The bankruptcy trustee representing the creditors went to court to challenge the exclusion of the inherited 401(k) funds, arguing that the inherited 401(k) was part of the bankruptcy estate and not exempt. The trustee cited Clark v. Rameker, in which the Supreme Court unanimously ruled that inherited IRA funds are not protected in bankruptcy because the funds are not considered “retirement funds” once inherited. But the Clark case involved inherited IRA funds and the Dockins case involved inherited company plan funds covered by ERISA.

The Dockinses argued that Holly’s inherited 401(k) could be excluded based on the Supreme Court’s decision (also unanimous) in Patterson v. Shumate. In that decision, the court ruled that ERISA-covered retirement plan benefits are excluded from the bankruptcy estate under §541(c)(2) of the Bankruptcy Code. The Dockinses also cited several prior bankruptcy cases that held ERISA plan benefits are protected as long the benefits have not been paid out at the time the individual files his or her bankruptcy petition.

THE COURT’S DECISION

The Bankruptcy Court agreed with the Dockinses, stating that the Wells Fargo plan is an ERISA plan not an IRA. As required under ERISA, the Wells Fargo plan provided that “your 401(k) Plan account cannot be reached by creditors either by garnishment or any other process. Also, you may not pledge or assign your 401(k) Plan account to anyone else.”

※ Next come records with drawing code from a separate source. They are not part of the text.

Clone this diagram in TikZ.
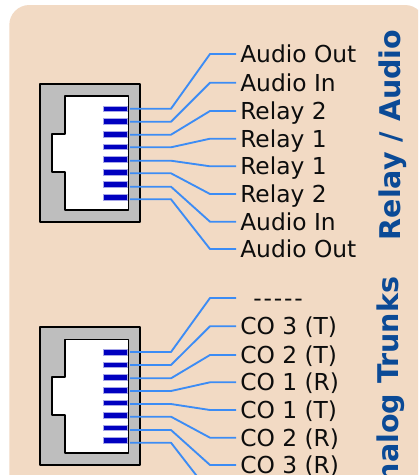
\documentclass[tikz,border=0pt]{standalone}
\usepackage{fontspec}
\setmainfont{DejaVu Sans}
\definecolor{panel}{HTML}{F2DAC4}
\definecolor{wirec}{HTML}{3C8CF5}
\definecolor{pinc}{HTML}{0000C0}
\definecolor{shell}{HTML}{BEBEBE}
\definecolor{titlec}{HTML}{0B4A96}
\tikzset{
  x=0.75pt,y=-0.75pt,
  wire/.style={draw=wirec,line width=1.4pt,line join=round},
  pin/.style={fill=pinc,draw=pinc!35,line width=0.3pt},
  jackshell/.style={draw=black,fill=shell,line width=1.5pt,line join=round},
  jackin/.style={draw=black,fill=white,line width=1.2pt,line join=round},
  lab/.style={anchor=west,inner ysep=0pt,inner xsep=3pt,text height=12.8pt,text depth=0pt,font=\fontsize{17.5pt}{17.5pt}\selectfont,text=black!95},
  ttl/.style={rotate=90,inner sep=0pt,anchor=center,font=\fontsize{21.4pt}{21.4pt}\selectfont\bfseries,text=titlec},
}
\newcommand{\jack}[1]{%
  \begin{scope}[shift={(0,#1)}]
    \draw[jackshell] (39.7,83.5) rectangle (140.3,222);
    \draw[jackin] (64.7,96) -- (128.3,96) -- (128.3,209.7) -- (64.7,209.7) -- (64.7,171.7) -- (52,171.7) -- (52,133.7) -- (64.7,133.7) -- cycle;
    \foreach \p in {108.7,121.3,134,146.7,159.3,172,184.3,197}{
      \path[pin] (102.7,\p-2.7) rectangle (127.3,\p+2.7);
    }
  \end{scope}}
\begin{document}
\begin{tikzpicture}
\useasboundingbox (0,0) rectangle (418,475);
\clip (0,0) rectangle (418,475);
\fill[white] (0,0) rectangle (418,475);
\fill[panel,rounded corners=15pt] (9.3,5) rectangle (425,520);
\jack{0}
\jack{243.3}
\foreach \n/\ya/\yb/\t in {a1/108.7/54/Audio Out,a2/121.7/82.7/Audio In,a3/134.7/111/Relay 2,a4/147.3/138.7/Relay 1,a5/160.7/166.3/Relay 1,a6/173.3/194/Relay 2,a7/186.7/221.7/Audio In,a8/199.3/249/Audio Out,
  b1/352/298/{\hspace{9.75pt}-\kern1.4pt{}-\kern1.4pt{}-\kern1.4pt{}-\kern1.4pt{}-},b2/365/326.3/CO 3 (T),b3/378.3/355/CO 2 (T),b4/391/382.3/CO 1 (R),b5/404/410/CO 1 (T),b6/416.7/437.7/CO 2 (R),b7/430/465/CO 3 (R)}{
  \coordinate (\n s) at (130,\ya);
  \coordinate (\n m) at (171,\ya);
  \node[lab] (\n) at (236,\yb) {\t};
  \draw[wire] (\n s) -- (\n m) -- (210,\yb) -- (\n.west);
}
\coordinate (b8s) at (130,442.7);
\coordinate (b8m) at (171,442.7);
\coordinate (b8e) at (210,493);
\draw[wire] (b8s) -- (b8m) -- (b8e);
\node[ttl] (t1) at (392.5,135) {Relay / Audio};
\node[ttl] (t2) at (391,391) {Analog Trunks};
\end{tikzpicture}
\end{document}
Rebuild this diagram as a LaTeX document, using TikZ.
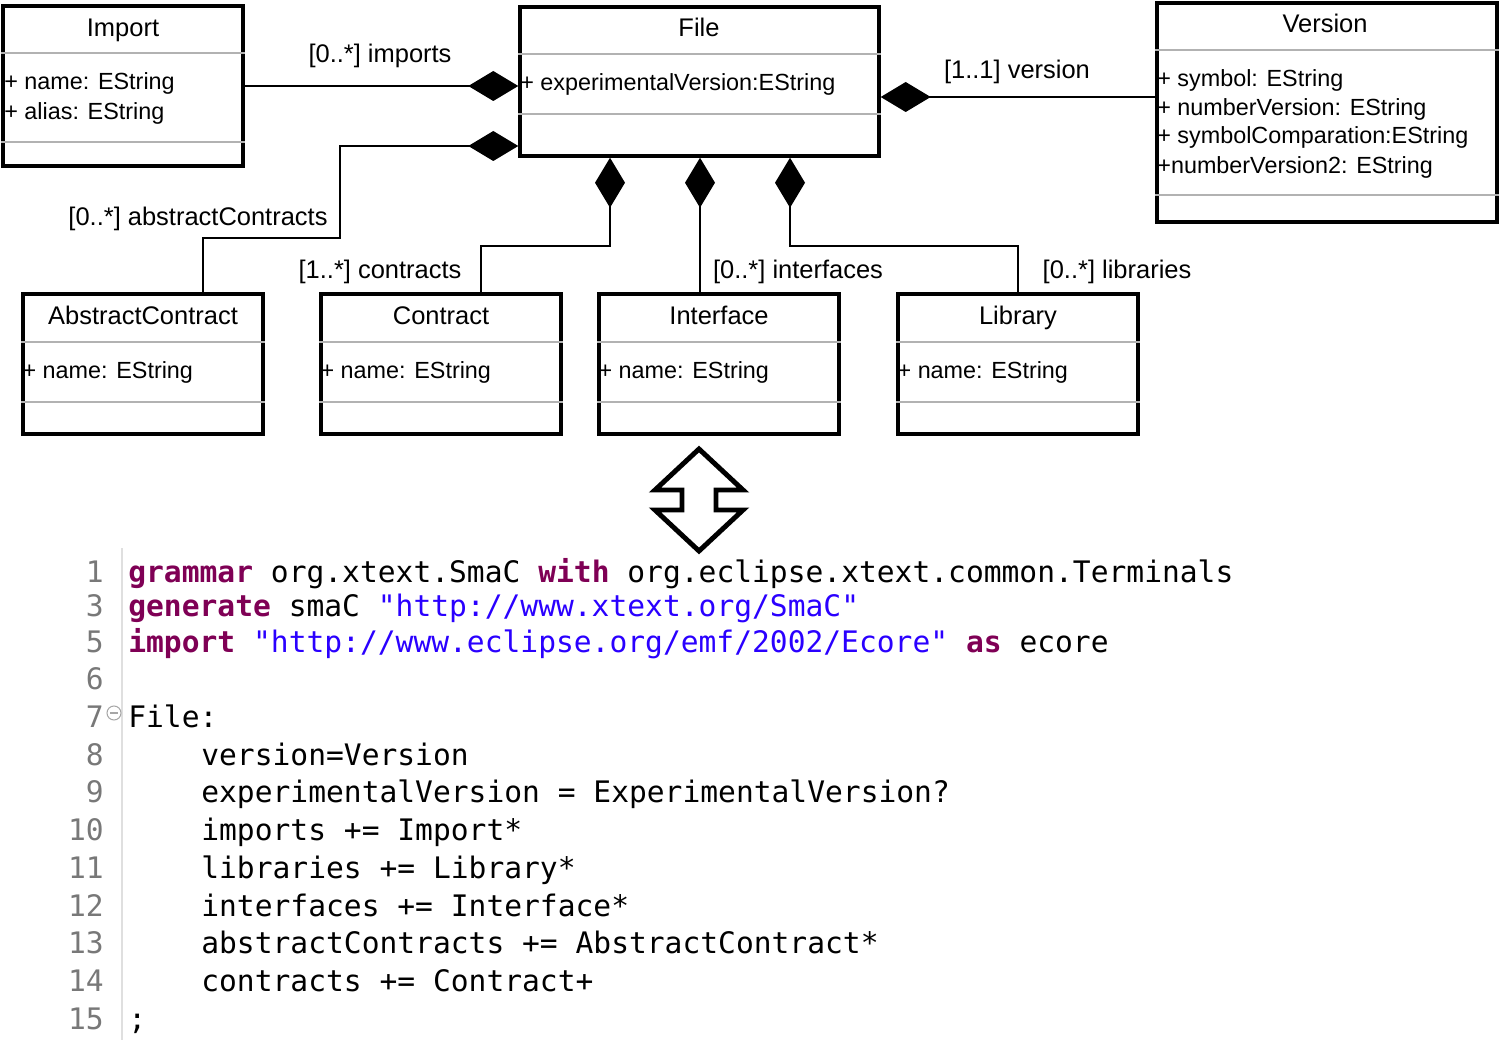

So the Bankruptcy Court said it was bound to follow the Supreme Court’s decision in Patterson that ERISA-covered retirement plan benefits are excluded from the bankruptcy estate rather than the court’s decision in Clark that inherited IRA assets are not protected in bankruptcy.

In Patterson, the Supreme Court ruled that 401(k) funds belonging to plan participants are not available to bankruptcy creditors. The Bankruptcy Court had no trouble extending that reasoning to plan beneficiaries.

The Bankruptcy Court cautioned, however, that the protection for inherited 401(k) accounts is lost if the debtor withdraws the account before filing for bankruptcy.

TIMING IS EVERYTHING

The Bankruptcy Court made it clear that bankruptcy protection for inherited 401(k) funds applies only if the bankruptcy filing occurs before the account is distributed. If the funds are paid out before the filing, they become part of the bankruptcy estate and will be exposed to creditors. Advisers with clients about to file for bankruptcy should counsel them to hold off on withdrawing their 401(k) funds, if possible, until after the filing.

LIMITED APPLICATION?

The Dockins case was apparently the first time a court had to decide whether inherited 401(k) funds are protected in bankruptcy. Since this decision came from a lower bankruptcy court, it technically only applies to bankruptcy cases in that court’s district western North Carolina. It is entirely possible that other bankruptcy courts, or appeals courts, could rule differently.

In the meantime, clients with inherited retirement funds who are considering bankruptcy should be made aware of the distinction in creditor protection this court made between inherited ERISA plan benefits and inherited IRAs.